Un atout pour l'éleveur qui, grâce à ses 13 ha de terres labourables, cultive des cérales bio destinées à son troupeau. «Je suis autonome pour l'alimentation. J'apprends à bien connaître ma ferme qui a la chance d'être groupée en quatre îlots autour des bâtiments. À terme, je voudrais monter à 40 vaches allaitantes.»
Romain Roscouët rénove la maison d'habitation afin que son épouse et ses deux enfants puissent s'y installer, la famille habitant pour le moment Villembray. «Ce sera vraiment une grande joie d'habiter sur place, dans un environnement préservé : le pays de Bray est vraiment un endroit chouette pour vivre !» À voir son sourire, on le croit volontiers.

Les autres attributaires


Christophe Godin, 55 ans, est pluri-actif, menuisier et éleveur ovin. «Ces parcelles d'herbage, dont j'étais voisin, vont me permettre de faire du foin pour mes moutons. Mes parents étant aussi agriculteurs, à terme, je pourrai récupérer quelques herbages et, pourquoi pas, développer un autre élevage. Mon idée est de laisser quelque chose à mon fils.

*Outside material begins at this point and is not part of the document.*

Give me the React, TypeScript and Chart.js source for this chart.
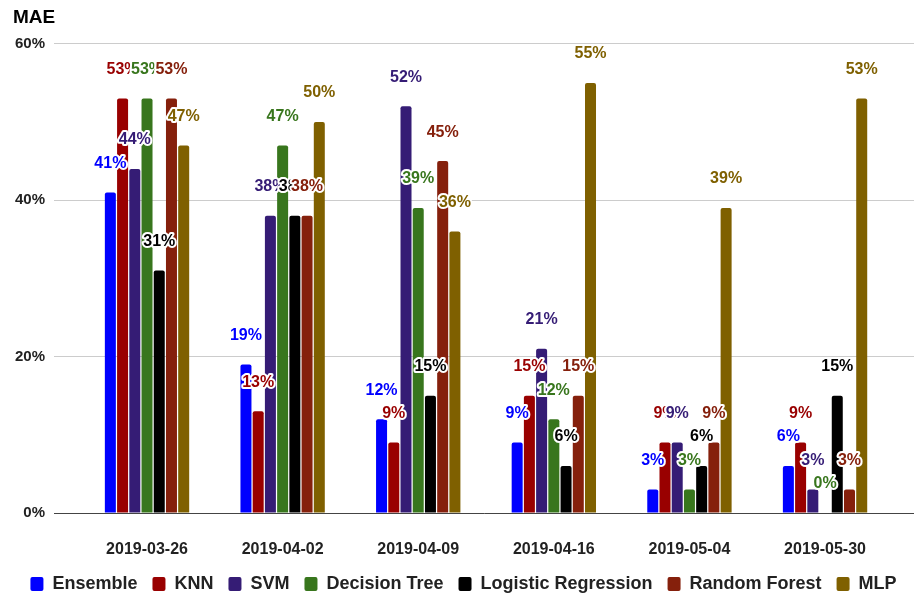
import { useEffect, useRef } from "react";
import { Chart, registerables } from "chart.js";

Chart.register(...registerables);

// Test dates (one group of bars per date)
const dates = ["2019-03-26", "2019-04-02", "2019-04-09", "2019-04-16", "2019-05-04", "2019-05-30"];

// Mean absolute error per model, in percent
const ensemble = [41, 19, 12, 9, 3, 6];
const knn = [53, 13, 9, 15, 9, 9];
const svm = [44, 38, 52, 21, 9, 3];
const decisionTree = [53, 47, 39, 12, 3, 0];
const logisticRegression = [31, 38, 15, 6, 6, 15];
const randomForest = [53, 38, 45, 15, 9, 3];
const mlp = [47, 50, 36, 55, 39, 53];

const seriesNames = ["Ensemble", "KNN", "SVM", "Decision Tree", "Logistic Regression", "Random Forest", "MLP"];
const seriesValues = [ensemble, knn, svm, decisionTree, logisticRegression, randomForest, mlp];
const seriesColors = ["#0000ff", "#990000", "#351c75", "#38761d", "#000000", "#85200c", "#7f6000"];

const yTickValues = [0, 20, 40, 60];

const FONT = "'Liberation Sans', Arial, Helvetica, sans-serif";

// Percent label above every bar, outlined in white
const valueLabels = {
  id: "valueLabels",
  afterDatasetsDraw(chart: any) {
    const ctx = chart.ctx as CanvasRenderingContext2D;
    ctx.save();
    ctx.font = `bold 16px ${FONT}`;
    ctx.textAlign = "center";
    ctx.textBaseline = "middle";
    ctx.lineJoin = "round";
    ctx.lineWidth = 4;
    ctx.strokeStyle = "#ffffff";
    chart.data.datasets.forEach((ds: any, i: number) => {
      const meta = chart.getDatasetMeta(i);
      meta.data.forEach((bar: any, j: number) => {
        const text = `${ds.data[j].y}%`;
        const y = bar.y - 29;
        ctx.strokeText(text, bar.x, y);
        ctx.fillStyle = ds.backgroundColor;
        ctx.fillText(text, bar.x, y);
      });
    });
    ctx.restore();
  },
};

export default function App() {
  const canvasRef = useRef<HTMLCanvasElement | null>(null);

  useEffect(() => {
    if (!canvasRef.current) return;
    const chart = new Chart(canvasRef.current, {
      type: "bar",
      data: {
        datasets: seriesNames.map((name, i) => ({
          label: name,
          data: seriesValues[i].map((v, j) => ({ x: j, y: v })),
          backgroundColor: seriesColors[i],
          borderWidth: 0,
          borderRadius: { topLeft: 2, topRight: 2, bottomLeft: 0, bottomRight: 0 },
          borderSkipped: "start",
          categoryPercentage: 0.631,
          barPercentage: 0.9,
        })),
      },
      options: {
        responsive: false,
        animation: false,
        layout: { padding: { left: 13, right: 0, top: 0, bottom: -7 } },
        scales: {
          x: {
            type: "linear",
            offset: false,
            min: -0.686,
            max: 5.656,
            afterBuildTicks: (scale: any) => {
              scale.ticks = dates.map((_, i) => ({ value: i }));
            },
            afterFit: (scale: any) => {
              scale.height = 47;
            },
            grid: { display: false, drawTicks: false, offset: false },
            border: { display: true, color: "#444444", width: 1 },
            ticks: {
              autoSkip: false,
              maxRotation: 0,
              padding: 27,
              color: "#222222",
              font: { family: FONT, size: 16, weight: "bold" },
              callback: (value: any) => dates[Math.round(Number(value))] ?? "",
            },
          },
          y: {
            min: 0,
            max: 60,
            afterBuildTicks: (scale: any) => {
              scale.ticks = yTickValues.map((v) => ({ value: v }));
            },
            afterFit: (scale: any) => {
              scale.width = 41;
            },
            grid: { color: "#cccccc", drawTicks: false },
            border: { display: false },
            ticks: {
              padding: 9,
              color: "#222222",
              font: { family: FONT, size: 15, weight: "bold" },
              callback: (value: any) => `${value}%`,
            },
          },
        },
        plugins: {
          title: {
            display: true,
            text: "MAE",
            align: "start",
            color: "#000000",
            font: { family: FONT, size: 19, weight: "bold" },
            padding: { top: 6, bottom: 15 },
          },
          legend: {
            position: "bottom",
            labels: {
              boxWidth: 13,
              boxHeight: 14,
              padding: 15,
              color: "#222222",
              useBorderRadius: true,
              borderRadius: 2,
              font: { family: FONT, size: 18, weight: "bold" },
            },
          },
          tooltip: { enabled: false },
        },
      } as any,
      plugins: [valueLabels],
    });
    return () => chart.destroy();
  }, []);

  return (
    <div style={{ position: "absolute", left: 0, top: 0, width: 914, height: 596, background: "#ffffff" }}>
      <canvas ref={canvasRef} width={914} height={596} style={{ display: "block" }} />
    </div>
  );
}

Je suis très satisfait d'avoir pu acquérir ces herbages.»
Mahité Fagot et son mari exploitent à Saint-Germer-de-Fly les écuries d'Albizia, un centre équestre qui accueille également des chevaux en pension. Ils ont acquis une parcelle d'herbage qui est voisine de leur installation. «C'était une opportunité pour nous. Les clôtures étaient en bon état, le fond est un peu humide. 2024 n'a pas été une bonne année pour les fourrages, mais nous espérons pouvoir faire du foin pour nos chevaux les prochaines années.»
Régis Horcholle, producteur laitier bio à Dancourt-Saint-Étienne (76), s'est vu attribuer une petite parcelle d'herbage de 52 ares. «Elle est juste entre deux parcelles que j'exploite déjà, ce qui va me permettre de les réunir en un seul îlot, que je vais remettre totalement en herbe pour faire pâturer. C'est une restructuration parcellaire tout à fait intéressante pour moi.»